I hope she heard me talking.”

This came from one Facebook reader in response: “Hugs to you."

This from another: “I hope she heard you talking, too.

Another post is written as a “poem” about a boy and his dog, KO, and a lot more. It all led up to a Red Smith punch line.
A boy and his dog out for a walk
On an early evening in a west wind
That moves treetops and makes
Fall’s rustling swooshing music
As we step over fallen branches
Past a rickety rowboat
Abandoned on the dam
And the west wind throws leaves
Off the treetops onto the water
Fall’s gold rush of leaves
Gathering in a shadowed cove
And I tell KO I know it’s a
West wind because it’s coming
From under the setting sun and once
A kid sportswriter pointed over a
Stadium’s rim to the setting sun and
Asked Red Smith if that was west
And Red said
If it’s not
You’ve got
A helluva story

Kindred once shared a press box with his journalistic hero, Red Smith, the iconic New York Times sportswriter.

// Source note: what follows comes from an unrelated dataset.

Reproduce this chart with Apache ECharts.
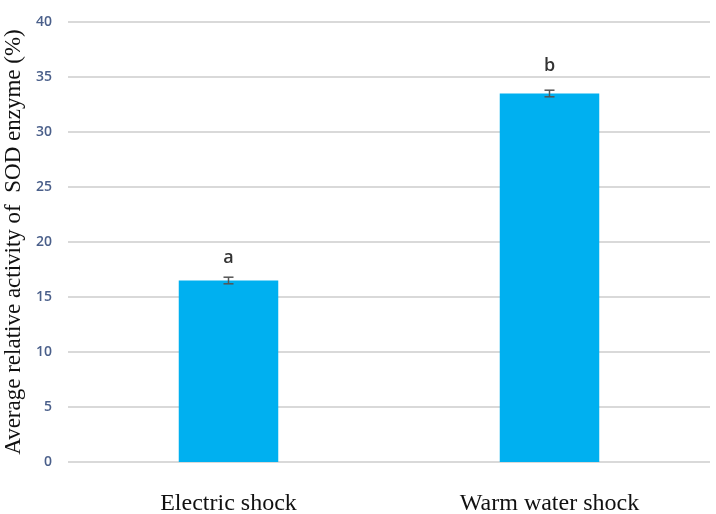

“Red Smith always avoided what he called 'the dread vertical pronoun,' that being 'I,' Kindred told me. "So did I, for decades. Who cares about me? To write about yourself was to practice the worst kind of self-indulgence.”

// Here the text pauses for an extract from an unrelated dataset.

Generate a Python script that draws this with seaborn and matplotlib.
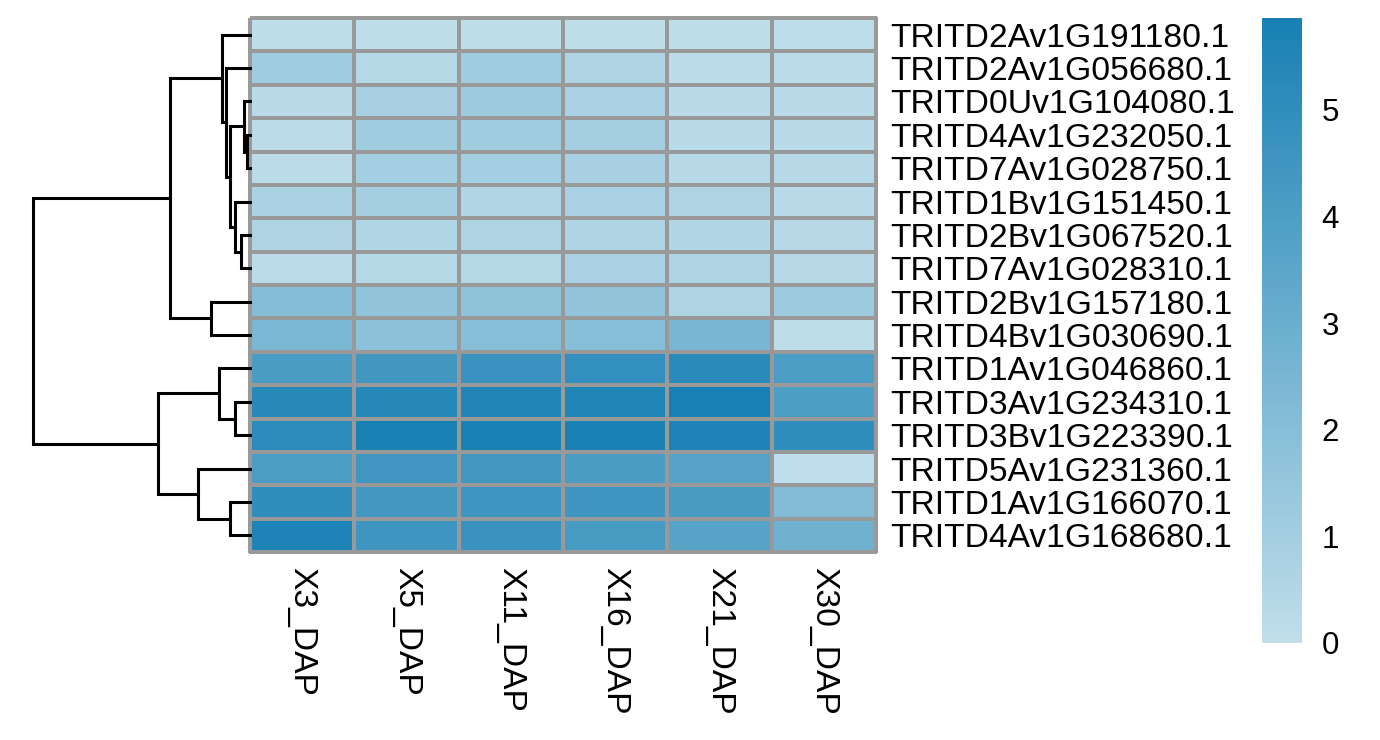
import matplotlib
matplotlib.use("Agg")
import matplotlib.pyplot as plt
from matplotlib.colors import LinearSegmentedColormap
import seaborn as sns
import pandas as pd

# row labels (display order, top to bottom)
genes = [
    "TRITD2Av1G191180.1", "TRITD2Av1G056680.1", "TRITD0Uv1G104080.1",
    "TRITD4Av1G232050.1", "TRITD7Av1G028750.1", "TRITD1Bv1G151450.1",
    "TRITD2Bv1G067520.1", "TRITD7Av1G028310.1", "TRITD2Bv1G157180.1",
    "TRITD4Bv1G030690.1", "TRITD1Av1G046860.1", "TRITD3Av1G234310.1",
    "TRITD3Bv1G223390.1", "TRITD5Av1G231360.1", "TRITD1Av1G166070.1",
    "TRITD4Av1G168680.1",
]
samples = ["X3_DAP", "X5_DAP", "X11_DAP", "X16_DAP", "X21_DAP", "X30_DAP"]

# expression values per sample
x3 = [0.10, 1.10, 0.25, 0.20, 0.20, 0.75, 0.65, 0.20, 2.05, 2.45, 4.10, 5.25, 5.15, 4.05, 5.00, 5.65]
x5 = [0.10, 0.40, 0.85, 1.15, 1.00, 0.95, 0.55, 0.40, 1.65, 1.80, 4.40, 5.35, 5.80, 4.45, 4.35, 4.55]
x11 = [0.10, 1.15, 1.25, 1.10, 1.00, 0.50, 0.65, 0.40, 1.70, 1.95, 4.70, 5.55, 5.80, 4.35, 4.55, 4.65]
x16 = [0.10, 0.60, 0.80, 0.95, 0.85, 0.80, 0.60, 0.80, 1.65, 1.95, 4.90, 5.60, 5.80, 4.10, 4.55, 4.20]
x21 = [0.10, 0.20, 0.25, 0.25, 0.30, 0.65, 0.50, 0.65, 0.65, 2.50, 5.20, 5.86, 5.65, 3.65, 4.15, 3.65]
x30 = [0.15, 0.20, 0.25, 0.25, 0.30, 0.25, 0.30, 0.30, 1.25, 0.10, 4.05, 4.00, 5.00, 0.05, 2.10, 2.80]

# row clustering tree: merges of leaves (0-15) / earlier merges (16+), with heights
merge_left = [3, 2, 6, 5, 17, 1, 0, 8, 22, 11, 10, 14, 13, 26, 24]
merge_right = [4, 16, 7, 18, 19, 20, 21, 9, 23, 12, 25, 15, 27, 28, 29]
merge_height = [3, 6, 9, 15, 20, 24, 28, 39, 80, 15, 31, 20, 52, 92, 217]

cbar_ticks = [0, 1, 2, 3, 4, 5]

df = pd.DataFrame({"X3_DAP": x3, "X5_DAP": x5, "X11_DAP": x11,
                   "X16_DAP": x16, "X21_DAP": x21, "X30_DAP": x30},
                  index=genes)[samples]

plt.rcParams['font.family'] = ['Liberation Sans', 'DejaVu Sans']

cmap = LinearSegmentedColormap.from_list("blues", ["#c0deea", "#1880b4"])

W, H = 1380, 740
fig = plt.figure(figsize=(13.8, 7.4), dpi=100)

hm_ax = fig.add_axes([250 / W, 1 - 552 / H, 626 / W, 534 / H])
den_ax = fig.add_axes([33 / W, 1 - 552 / H, 217 / W, 534 / H])
cb_ax = fig.add_axes([1262 / W, 1 - 643 / H, 40 / W, 625 / H])

sns.heatmap(df, ax=hm_ax, cmap=cmap, vmin=0, vmax=5.86,
            linewidths=1.6, linecolor="#999999",
            cbar_ax=cb_ax, cbar_kws={"ticks": cbar_ticks})
mesh = hm_ax.collections[0]
mesh.set_clip_on(False)

hm_ax.yaxis.tick_right()
hm_ax.set_yticks([i + 0.5 for i in range(len(genes))])
hm_ax.set_yticklabels(genes, rotation=0, fontsize=24.2)
hm_ax.set_xticklabels(samples, rotation=270, fontsize=24.2, va="top")
hm_ax.tick_params(axis="both", length=0)
hm_ax.tick_params(axis="y", pad=10)
hm_ax.tick_params(axis="x", pad=11)
hm_ax.set_xlabel("")
hm_ax.set_ylabel("")

cb_ax.tick_params(length=0, labelsize=22.5, pad=14)
mesh.colorbar.outline.set_visible(False)

# dendrogram
n = len(genes)
pos = {i: (i + 0.5, 0.0) for i in range(n)}
for k, (l, r, h) in enumerate(zip(merge_left, merge_right, merge_height)):
    y1, h1 = pos[l]
    y2, h2 = pos[r]
    den_ax.plot([h1, h, h, h2], [y1, y1, y2, y2], color="black",
                linewidth=2.2, clip_on=False, solid_joinstyle="miter")
    pos[n + k] = ((y1 + y2) / 2, h)
den_ax.set_xlim(max(merge_height), 0)
den_ax.set_ylim(n, 0)
den_ax.axis("off")

fig.savefig("out.png", dpi=100)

That barrier finally began to crumble.

Embracing the vertical pronoun


“It began to change for me a long time ago when I read a James J. Kilpatrick column in which he defended telling your own story, even advocated for 'I' in columns. He said the reader wants to identify with the writer; the reader is more willing to go on the trip with you if he knows who you are.

“These Facebook posts are the ultimate expression of that freedom to be myself.

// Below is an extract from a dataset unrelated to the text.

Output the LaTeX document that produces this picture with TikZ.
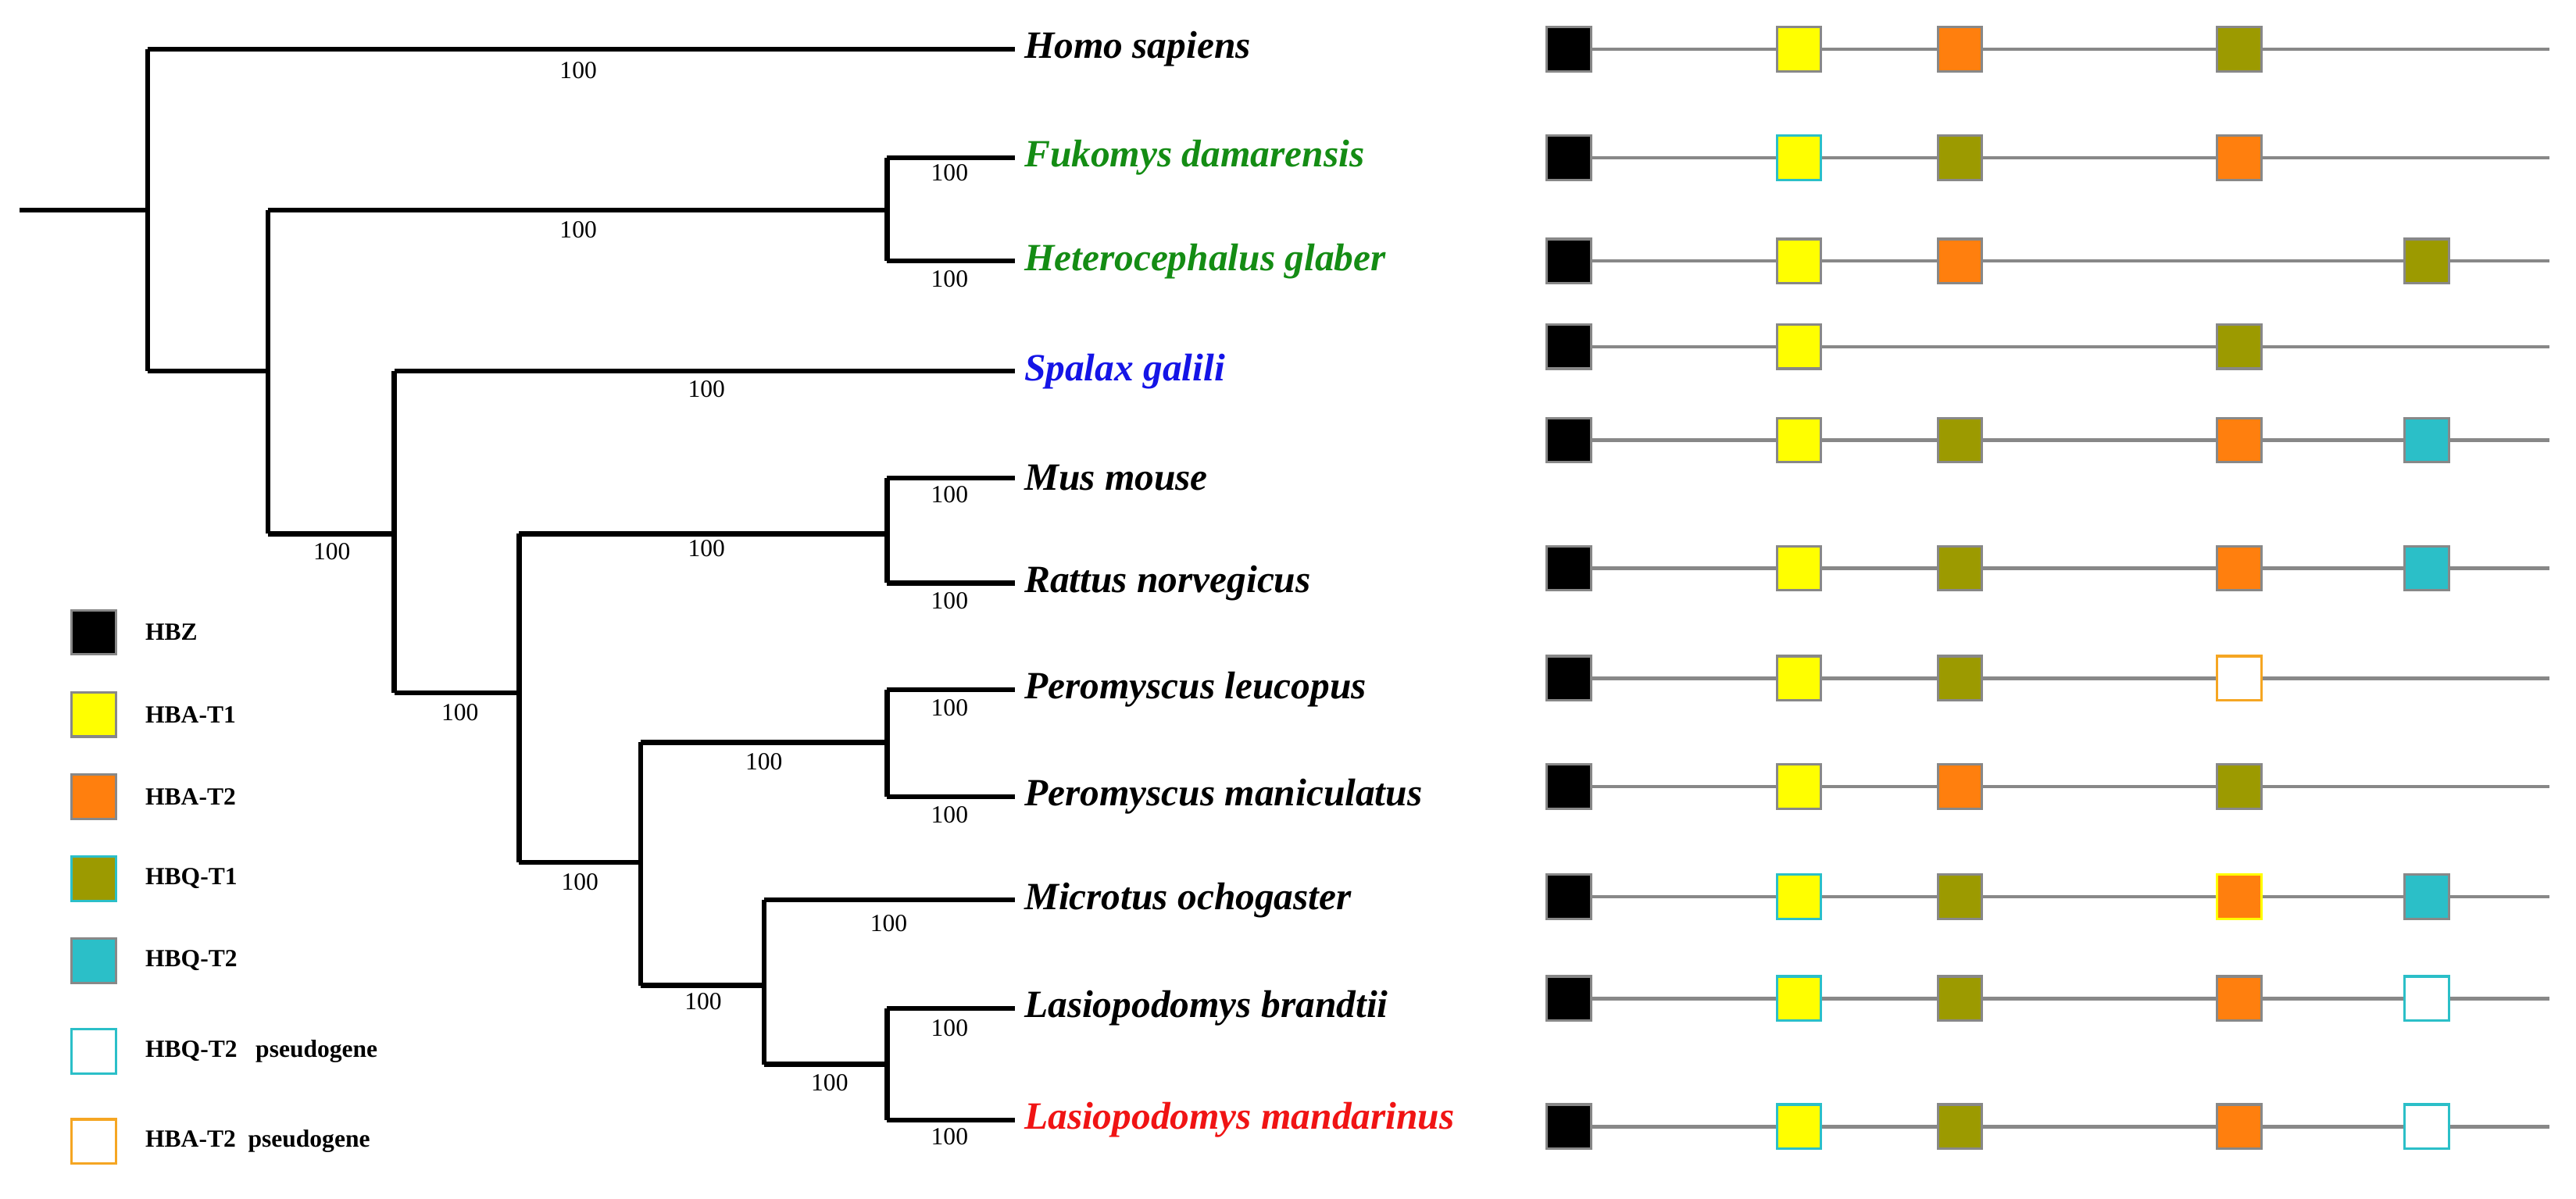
\documentclass[tikz,border=0pt]{standalone}
\usepackage{fontspec}
\setmainfont{Liberation Serif}
\begin{document}
\begin{tikzpicture}[x=1pt,y=-1pt]
\definecolor{cY}{HTML}{FFFF00}
\definecolor{cO}{HTML}{FF7F0E}
\definecolor{cQ}{HTML}{9C9A00}
\definecolor{cT}{HTML}{2BBFC8}
\definecolor{cE}{HTML}{F5A623}
\definecolor{cB}{HTML}{888888}
\tikzset{br/.style={line width=3pt},
 sp/.style={anchor=west,font=\fontsize{23.5}{23.5}\selectfont\bfseries\itshape},
 bs/.style={font=\fontsize{15}{15}\selectfont},
 bx/.style={draw=cB,line width=1.5pt,minimum size=27pt,inner sep=0pt},
 ps/.style={line width=2.5pt},
 lg/.style={anchor=west,font=\fontsize{15}{15}\selectfont\bfseries}}
\useasboundingbox (0,0) rectangle (1568,730);
% tree
\draw[br] (12,128)--(90,128);
\draw[br] (90,30)--(90,226);
\draw[br] (90,30)--(618,30);
\draw[br] (90,226)--(163,226);
\draw[br] (163,128)--(163,325);
\draw[br] (163,128)--(540,128);
\draw[br] (540,96)--(540,159);
\draw[br] (540,96)--(618,96);
\draw[br] (540,159)--(618,159);
\draw[br] (163,325)--(240,325);
\draw[br] (240,226)--(240,422);
\draw[br] (240,226)--(618,226);
\draw[br] (240,422)--(316,422);
\draw[br] (316,325)--(316,525);
\draw[br] (316,325)--(540,325);
\draw[br] (540,291)--(540,355);
\draw[br] (540,291)--(618,291);
\draw[br] (540,355)--(618,355);
\draw[br] (316,525)--(390,525);
\draw[br] (390,452)--(390,600);
\draw[br] (390,452)--(540,452);
\draw[br] (540,420)--(540,485);
\draw[br] (540,420)--(618,420);
\draw[br] (540,485)--(618,485);
\draw[br] (390,600)--(465,600);
\draw[br] (465,548)--(465,648);
\draw[br] (465,548)--(618,548);
\draw[br] (465,648)--(540,648);
\draw[br] (540,614)--(540,682);
\draw[br] (540,614)--(618,614);
\draw[br] (540,682)--(618,682);
\foreach \x/\y in {352/43,352/140,578/105,578/170,202/336,430/237,280/434,430/334,578/301,578/366,353/537,465/464,578/431,578/496,428/610,541/562,505/659,578/626,578/692}
  \node[bs] at (\x,\y) {100};
% species
\node[sp] (s1) at (620,30) {Homo sapiens};
\node[sp,text={rgb,255:red,20;green,140;blue,20}] (s2) at (620,96) {Fukomys damarensis};
\node[sp,text={rgb,255:red,20;green,140;blue,20}] (s3) at (620,159) {Heterocephalus glaber};
\node[sp,text={rgb,255:red,20;green,20;blue,230}] (s4) at (620,226) {Spalax galili};
\node[sp] (s5) at (620,291) {Mus mouse};
\node[sp] (s6) at (620,355) {Rattus norvegicus};
\node[sp] (s7) at (620,420) {Peromyscus leucopus};
\node[sp] (s8) at (620,485) {Peromyscus maniculatus};
\node[sp] (s9) at (620,548) {Microtus ochogaster};
\node[sp] (s10) at (620,614) {Lasiopodomys brandtii};
\node[sp,text={rgb,255:red,240;green,20;blue,20}] (s11) at (620,682) {Lasiopodomys mandarinus};
% gene rows
\foreach \r/\y/\g in {1/30/{1095/cY/cB,1193/cO/cB,1363/cQ/cB},
 2/96/{1095/cY/cT,1193/cQ/cB,1363/cO/cB},
 3/159/{1095/cY/cB,1193/cO/cB,1477/cQ/cB},
 4/211/{1095/cY/cB,1363/cQ/cB},
 5/268/{1095/cY/cB,1193/cQ/cB,1363/cO/cB,1477/cT/cB},
 6/346/{1095/cY/cB,1193/cQ/cB,1363/cO/cB,1477/cT/cB},
 7/413/{1095/cY/cB,1193/cQ/cB,1363/white/cE},
 8/479/{1095/cY/cB,1193/cO/cB,1363/cQ/cB},
 9/546/{1095/cY/cT,1193/cQ/cB,1363/cO/cY,1477/cT/cB},
 10/608/{1095/cY/cT,1193/cQ/cB,1363/cO/cB,1477/white/cT},
 11/686/{1095/cY/cT,1193/cQ/cB,1363/cO/cB,1477/white/cT}}{
  \coordinate (e\r) at (1552,\y);
  \node[bx,fill=black] (z\r) at (955,\y) {};
  \draw[cB,line width=2pt] (z\r)--(e\r);
  \foreach \x/\f/\d in \g {\node[bx,fill=\f,draw=\d] at (\x,\y) {};}
}
\foreach \r/\x in {7/1363,10/1477,11/1477}{}
% legend
\foreach \y/\f/\d/\t in {385/black/cB/HBZ,435/cY/cB/HBA-T1,485/cO/cB/HBA-T2,535/cQ/cT/HBQ-T1,585/cT/cB/HBQ-T2,640/white/cT/{HBQ-T2\ \ \ pseudogene},695/white/cE/{HBA-T2\ \ pseudogene}}{
  \node[bx,fill=\f,draw=\d] (l\y) at (57,\y) {};
  \node[lg] at (85,\y) {\t};
}
\end{tikzpicture}
\end{document}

"Also, I’ve always thought it’s important to read stuff that you like, figure out why you like it, and use some of those moves in your own writing. Well, I liked (Mike) Royko and (Murray) Kempton and (Art) Buchwald and Erma Bombeck, and one of the reasons that I liked their stuff was because I felt I knew them through the stories they told — sometimes with their world-view dominating, but always clearly personal.

“And writing these Facebook things, well, OK, get personal. Who’s going to stop me?”

When Kindred and his wife retired and moved back to Central Illinois, they started attending Lady Potter girls basketball games in nearby Morton for fun. Then Kindred started covering the team for its website. When his wife suffered her stroke he continued to cover the team, with the encouragement of the mother of one of the players.

That's right. A member of the National Sports Media Hall of Fame was covering high school girls basketball in Central Illinois. His pay? A box of Milk Duds per game.

“I’ve written more words, maybe 500,000, about a girls high school basketball team than I wrote about Muhammad Ali in 40 years of covering him up close and personal,” he said. “But not once did I write about that girls team any less professionally or with less passion than I did Ali.

“What I’ve learned for the thousandth time — it always feels like the first time — is that it’s fun to write a sentence that you didn’t know you were going to write.”

Sharing untold stories


A story about Ali.

Someone reminded Kindred of an old 1974 photograph of a young reporter sitting in the shotgun seat of a huge Cadillac. The car was rocketing perilously at 85 miles-an-hour down a rutted logging road in Pennsylvania.

The black-and-white photograph was taken from the back seat. The driver was Muhammad Ali. He looked distracted. The young reporter was Dave Kindred. He looked nervous.

“Muhammad, you afraid of dying?” Kindred remembers asking him.

“You don’t ever want to die,” Ali says.

“Glad to hear that,” Kindred said.

Two hundred seventy people responded.

 

Greg Bowers is retired from a career as a sports journalist in Pennsylvania and journalism teacher at the University of Missouri.